Kurds Worry About Turkey's Position on Northern Iraq

Aired March 22, 2003 - 05:28   ET

THIS IS A RUSH TRANSCRIPT. THIS COPY MAY NOT BE IN ITS FINAL FORM AND MAY BE UPDATED.

ANDERSON COOPER, CNN ANCHOR: CNN correspondents are all over this region in northern, Kevin Sites, Brent Sadler, Jane Arraf. We're going to check in with Brent Sadler who apparently has some new information this morning.
Brent, what is the latest?

BRENT SADLER, CNN CORRESPONDENT: Yes, Anderson, lots of loose ends flapping in a gale of diplomatic wrangling as we heard Fredricka just then. What I can tell you is some details I'm getting from usually reliable Kurdish military sources that suggest that there is now planning well under way to bypass Turkey as far as the U.S. military presence, which is still expected in northern Iraq is concerned.

I understand these details involve a staging post in Jordan now for U.S. special forces that may already have got under way. Maybe as many as 200 special forces flying into Jordan, using that as a staging post to fly across the western desert into the north of Iraq from Jordan. That to be the vanguard, if you'd like, for a build-up of airborne troops numbering several thousand. It could take up to a week to build up.

Now this as the result of total exasperation, I understand, from my contacts on the ground here, with Turkey's demands that it should be able to put its troops into northern Iraq at the same time as the U.S. would deploy from Turkish soil, or use Turkish airspace.

Now the Kurds, on the other hand, are also outraged by Ankara's continuing justification for putting troops into northern Iraq on those two grounds that Fredricka. One, the fear of a Kurdish refugee exodus, as we saw back in 1991, and to stabilize the area against possible independence-seeking Kurdish terrorists.

Now the Kurds say, look, turn the clock back to '97, more than five years ago. The Turks have had 800,000 soldiers already on the ground. They had a small airbase, Albamani (ph), in the north of the country. And the Kurds are actually disputing the figures that Ankara is putting out right now. They're denying that there are as many as a thousand Turkish troops in addition to those here that have come across.

So this is really a very serious difficulty. The U.S., I'm told by Kurdish contacts here, is in a real hurry to tie up these loose ends because if the Turks do come across, I'm told again that the Kurds would oppose it. I'm also told that the Kurds are in contact through their special forces with units of the opposition to Saddam Hussein on the other side of those hills behind me. In Mosul and in Kirkuk, those two major cities in the north which are still under the control of Saddam Hussein.

Now I understand also more details, the U.S. special forces that have been on the ground here for many, many months, some of those special forces were even involved in operations back in 1991, know the ground well, know the people well. They are through the Peshmurga (ph), the Kurdish fighters' special forces, making contacts with opposition groups over there, trying to test the temperature of the water.
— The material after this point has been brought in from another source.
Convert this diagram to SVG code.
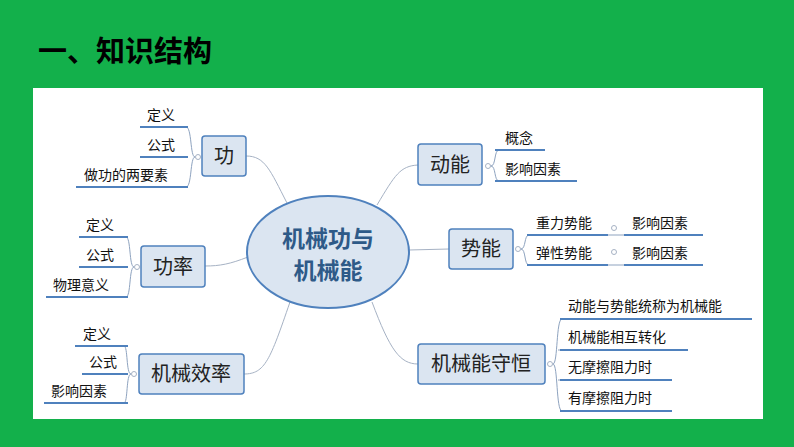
<svg xmlns="http://www.w3.org/2000/svg" width="794" height="447" viewBox="0 0 794 447">
<style>
.box{fill:#dbe5f1;stroke:#4f81bd;stroke-width:1.5}
.bt{font-family:"Noto Sans CJK SC",sans-serif;font-size:20px;fill:#222;text-anchor:middle}
.lt{font-family:"Noto Sans CJK SC",sans-serif;font-size:14px;fill:#111}
.ul{stroke:#4f81bd;stroke-width:2}
.cn{fill:none;stroke:#a6b2c4;stroke-width:1}
.br{fill:none;stroke:#8ea3bf;stroke-width:1}
.dot{fill:#fff;stroke:#a6b2c4;stroke-width:1}
</style>
<rect width="794" height="447" fill="#13b04b"/>
<text x="38" y="62" font-family="Noto Sans CJK SC,sans-serif" font-size="29" font-weight="bold" fill="#000">一、知识结构</text>
<rect x="33" y="88" width="730" height="331" fill="#fff"/>
<g id="connectors">
<path class="cn" d="M287,203 C270,170 265,156 246,156"/>
<path class="cn" d="M248,257 C230,264 220,266 205,266"/>
<path class="cn" d="M290,302 C270,360 265,374 244,374"/>
<path class="cn" d="M377,205 C395,175 400,166 418,165"/>
<path class="cn" d="M409,250 L449,249"/>
<path class="cn" d="M372,302 C390,350 400,364 418,364"/>
<path class="br" d="M195,157 C190,157 192,127 186,127 M195,157 C190,157 192,187 186,187"/>
<path class="br" d="M134,267 C129,267 131,237 126,237 M134,267 C129,267 131,297 126,297"/>
<path class="br" d="M131,374 C126,374 128,346 124,346 M131,374 C126,374 128,403 124,403"/>
<path class="br" d="M491,166 C496,166 494,150 499,150 M491,166 C496,166 494,181 499,181"/>
<path class="br" d="M521,249 C526,249 524,235 529,235 M521,249 C526,249 524,265 529,265"/>
<path class="br" d="M553,364 C558,364 556,319 562,319 M553,364 C558,364 556,411 562,411 M558,350 L562,350 M558,380 L562,380"/>
<line class="br" x1="608" y1="235" x2="624" y2="235"/>
<line class="br" x1="608" y1="265" x2="624" y2="265"/>
</g>
<g id="center">
<ellipse cx="328" cy="252" rx="81" ry="56" fill="#dbe5f1" stroke="#4f81bd" stroke-width="2"/>
<text x="328" y="247" font-family="Noto Sans CJK SC,sans-serif" font-size="23" font-weight="bold" fill="#2e5a88" text-anchor="middle">机械功与</text>
<text x="328" y="279" font-family="Noto Sans CJK SC,sans-serif" font-size="23" font-weight="bold" fill="#2e5a88" text-anchor="middle">机械能</text>
</g>
<g id="gong">
<rect class="box" x="202" y="136" width="44" height="40" rx="3"/>
<text class="bt" x="224" y="163">功</text>
<circle class="dot" cx="198" cy="157" r="2.5"/>
<text class="lt" x="147" y="120">定义</text><line class="ul" x1="140" y1="127" x2="188" y2="127"/>
<text class="lt" x="147" y="150">公式</text><line class="ul" x1="140" y1="157" x2="188" y2="157"/>
<text class="lt" x="84" y="180">做功的两要素</text><line class="ul" x1="76" y1="187" x2="188" y2="187"/>
</g>
<g id="gonglv">
<rect class="box" x="141" y="246" width="64" height="41" rx="3"/>
<text class="bt" x="173" y="274">功率</text>
<circle class="dot" cx="137" cy="267" r="2.5"/>
<text class="lt" x="86" y="230">定义</text><line class="ul" x1="79" y1="237" x2="128" y2="237"/>
<text class="lt" x="86" y="260">公式</text><line class="ul" x1="79" y1="267" x2="128" y2="267"/>
<text class="lt" x="53" y="290">物理意义</text><line class="ul" x1="46" y1="297" x2="128" y2="297"/>
</g>
<g id="xiaolv">
<rect class="box" x="139" y="354" width="105" height="40" rx="3"/>
<text class="bt" x="191" y="381">机械效率</text>
<circle class="dot" cx="134" cy="374" r="2.5"/>
<text class="lt" x="83" y="339">定义</text><line class="ul" x1="75" y1="346" x2="128" y2="346"/>
<text class="lt" x="89" y="367" font-size="12">公式</text><line class="ul" x1="82" y1="374" x2="128" y2="374"/>
<text class="lt" x="51" y="396">影响因素</text><line class="ul" x1="44" y1="403" x2="128" y2="403"/>
</g>
<g id="dongneng">
<rect class="box" x="418" y="144" width="64" height="41" rx="3"/>
<text class="bt" x="450" y="172">动能</text>
<circle class="dot" cx="488" cy="166" r="2.5"/>
<text class="lt" x="505" y="143">概念</text><line class="ul" x1="495" y1="150" x2="545" y2="150"/>
<text class="lt" x="505" y="174">影响因素</text><line class="ul" x1="495" y1="181" x2="577" y2="181"/>
</g>
<g id="shineng">
<rect class="box" x="449" y="229" width="64" height="40" rx="3"/>
<text class="bt" x="481" y="256">势能</text>
<circle class="dot" cx="518" cy="249" r="2.5"/>
<text class="lt" x="536" y="228">重力势能</text><line class="ul" x1="527" y1="235" x2="608" y2="235"/>
<circle class="dot" cx="614" cy="228" r="2.5"/>
<text class="lt" x="632" y="228">影响因素</text><line class="ul" x1="624" y1="235" x2="703" y2="235"/>
<text class="lt" x="536" y="258">弹性势能</text><line class="ul" x1="527" y1="265" x2="608" y2="265"/>
<circle class="dot" cx="614" cy="252" r="2.5"/>
<text class="lt" x="632" y="258">影响因素</text><line class="ul" x1="624" y1="265" x2="703" y2="265"/>
</g>
<g id="shouheng">
<rect class="box" x="418" y="344" width="127" height="40" rx="3"/>
<text class="bt" x="481" y="371">机械能守恒</text>
<circle class="dot" cx="550" cy="364" r="2.5"/>
<text class="lt" x="568" y="311">动能与势能统称为机械能</text><line class="ul" x1="560" y1="319" x2="752" y2="319"/>
<text class="lt" x="568" y="342">机械能相互转化</text><line class="ul" x1="560" y1="350" x2="688" y2="350"/>
<text class="lt" x="568" y="372">无摩擦阻力时</text><line class="ul" x1="560" y1="380" x2="672" y2="380"/>
<text class="lt" x="568" y="403">有摩擦阻力时</text><line class="ul" x1="560" y1="411" x2="672" y2="411"/>
</g>
</svg>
Now this coupled with overnight airstrikes against Kirkuk and Mosul, not the kind of military pressure that's going to see those front lines behind me collapse at any time soon, but certainly this loose end is recognized by the Kurds and U.S. military planners, cannot go on indefinitely.

Back to you, Anderson.

COOPER: All right. Brent Sadler live in northern Iraq, trying to tie up some of those loose ends. Brent Sadler, thanks very much.